What I like about REFFREY is the speed.
You get quick gain matching, loudness checks, stereo comparison, and visual modes like DIFF, DELTA, XRAY, and PARTS without turning referencing into a whole setup.
It also runs as a standalone app, so you do not need to open a DAW just to load a few reference tracks and check what is going on.
I also recorded a short video showing how I use it, because this is easier to understand when you can see the workflow instead of reading a plugin manual.
Free is nice.
Less friction is the real value.
When to use a reference Plugin?
When referencing takes too much setup, you usually do it too late.
You wait until the track is almost finished. The arrangement is fixed, the master chain is already doing a lot of work, and every change feels risky.

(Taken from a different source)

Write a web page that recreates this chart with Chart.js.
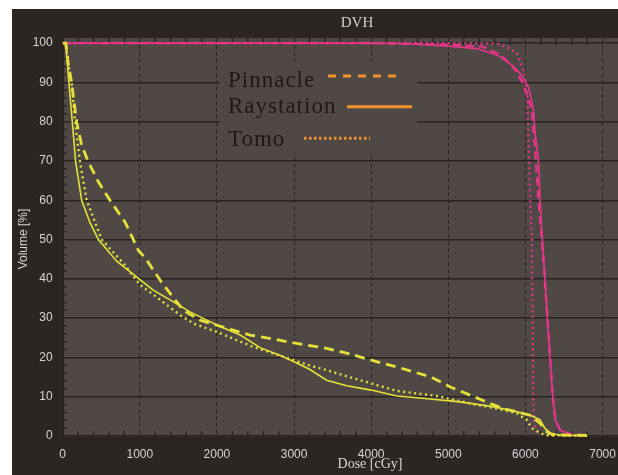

At that point, it becomes harder to make honest decisions.
You are no longer asking, “What does this track need?”
You are asking, “How can I avoid breaking what I already built?”
Reference earlier.
A calm comparison at the right time can save you from two hours of boosting random frequencies because a commercial master made you feel behind.
This also helps before mastering.
A mastering engineer can correct a lot, but if the bass foundation is completely overdone, it becomes much harder to rescue without changing the character of the track.
If you catch that earlier in the production or mix stage, the final master has more room to work.
Use the graph to find the problem
REFFREY becomes useful when it makes the comparison specific.
For visual comparison, I usually start in DIFF mode with AVG. From there, DIFF: DELTA and DIFF: XRAY are the two views I reach for first.
DELTA shows where your track has more or less energy than the references.
XRAY gives you another way to see when your track falls outside the reference range.
If five tracks in the same lane all have more low-mid weight than yours, you have somewhere to listen.
I also like setting the smoothing somewhere around 15 to 20 when I want to compare songs visually. It calms the display down enough that I do not react to every small movement on the graph.
Maybe the bass needs body.
Maybe the kick leaves a hole above the sub.
Maybe you picked the wrong references.
The graph does not make the decision. It tells you where to put your ears.
Check gain match both ways
The gain-match button is useful, but I like checking it both ways.
First, turn gain match on so the reference does not win by loudness alone.
Then turn it off for a moment and listen to how the references differ from each other at their real level.
That second check keeps you honest.
Some references are louder. Some are denser. Some feel wider because the arrangement leaves more space. Some hit harder because the low end is managed better, not because the limiter is doing more work.
Gain matching removes one lie.
You still have to listen.
Treat PARTS mode carefully
REFFREY also has a PARTS mode that shows where elements like sub, kick, snare, leads, or vocals sit inside the reference.
That sounds powerful, and it can be useful.
But I would treat it carefully.
A finished master is not a multitrack session. Kick, bass, synths, vocals, reverb, distortion, and harmonics overlap. The plugin can draw these parts automatically, and you can adjust them manually, but it still looks at a finished stereo file.
So I would not use PARTS mode as proof that one element is right or wrong.
For me, it is an orientation tool.
It can point you toward an area to check. The decision still has to come from listening.
Do not mix with your eyes
Every analyzer has the same danger.
You start believing the screen more than the speakers.
The midrange is where this gets risky. One track may have a synth with body around 700 Hz. Another may have a lead resonance much higher. A vocal, stab, pad, or different arrangement can change the curve completely.
So do not try to make your mix look exactly like the reference.
Use the graph to find broad balance problems:
Too much sub.
Missing low-mid weight.
A harsh top.
A chorus that gets narrow.
A vocal that sits in the wrong place.
Then go back to the speakers.
Bypass the move. Bring it back. Listen at the same level.
Did the record improve?
That is the question.
A reference should not make you chase someone else’s master. It should show you where your ears drifted.
When you reference your own mixes, what do you usually catch too late: low end, vocal level, width, harshness, or something else?